Ramblers
- Full name: Ramblers Football Club
- Founded: 1874
- Dissolved: 1879
- Ground: Marsh Street, Walthamstow
- Secretary: 1875: T. B. Fairbairns, 1876 onwards: T. Murray Ford
| Home colours |

= Ramblers F.C. (England) =

English association football club

Ramblers F.C. was an English association football club from London.

==History==
The club was founded in 1874 as a spin-off of the Pilgrims side. Of the XI which started the first recorded Ramblers match, against Leyton F.C. in January 1875, 10 had played for Pilgrims in 1873–74, and, like the Pilgrims, the club limited playing membership to 60 members. At a time when a player could be a member or player of more than one club simultaneously, many of the Ramblers players also continued to play for Pilgrims. The club's most notable player was E. H. Topham, picked out by Charles Alcock as an active half-back with a sure kick, and who played for the Old Foresters in the Cup against the Pilgrims in 1881.

The club entered the FA Cup for the first time in 1875–76, and was drawn to play Maidenhead away. As Pilgrims had entered the Cup as well, players had to choose which of the two sides to represent; those who had chosen Pilgrims travelled to the tie by train with the Ramblers' select. Most of the first-choice Ramblers players decided to play for Pilgrims, and replacement players were former pupils of the Forest School of nearby Walthamstow, as they had not yet formed an old boys' club; the home side won 2–0.
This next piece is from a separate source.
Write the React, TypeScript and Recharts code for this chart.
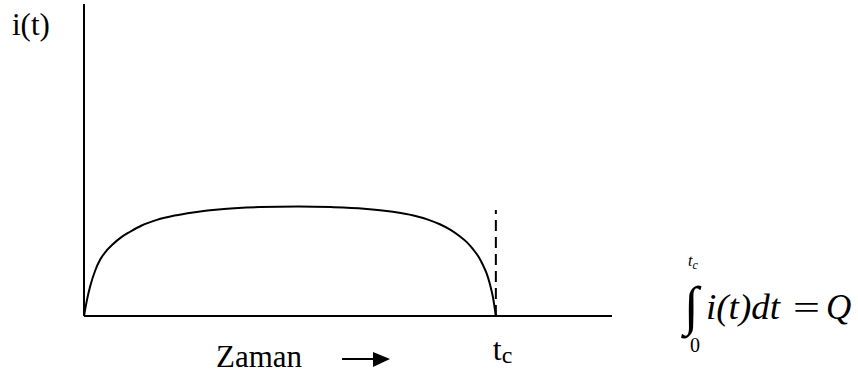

In 1876–77, the dilemma of whom to represent became more acute, as Pilgrims and Ramblers were drawn together in the first round of the FA Cup. Again the better players chose to play for Pilgrims, who won 4–1. Normally, each side would nominate an umpire for the match, but the two sides were so closely linked that they agreed to ask Charles Alcock to be the sole umpire.

The same tie came out of the hat the following year, this time the Pilgrims winning in a replay at the Ramblers' ground, and again Alcock acting as sole umpire.

The club entered the FA Cup a final time in 1878–79, losing to Romford in the first round. There is no record of the club playing after the 1878–79 season, with some players reverting to the Pilgrims, although it retained membership of the Football Association until 1882.

==Colours==

The club's colours were dark red jerseys, dark blue knickers, and dark red stockings, originally with a dark red cap. In 1877, the club replaced the dark red with maroon, although in practice this may have been the same hue.

==Ground==

The club's first ground was at Hackney Downs, and it based itself at the Princess Alexandra Inn in Nightingale Road. From its second season it had a private ground in Walthamstow, a five minute walk from St James' railway station, and used The Chequers on Marsh Street for facilities. In 1877 it found a new ground slightly nearer to the station by the Cock Tavern.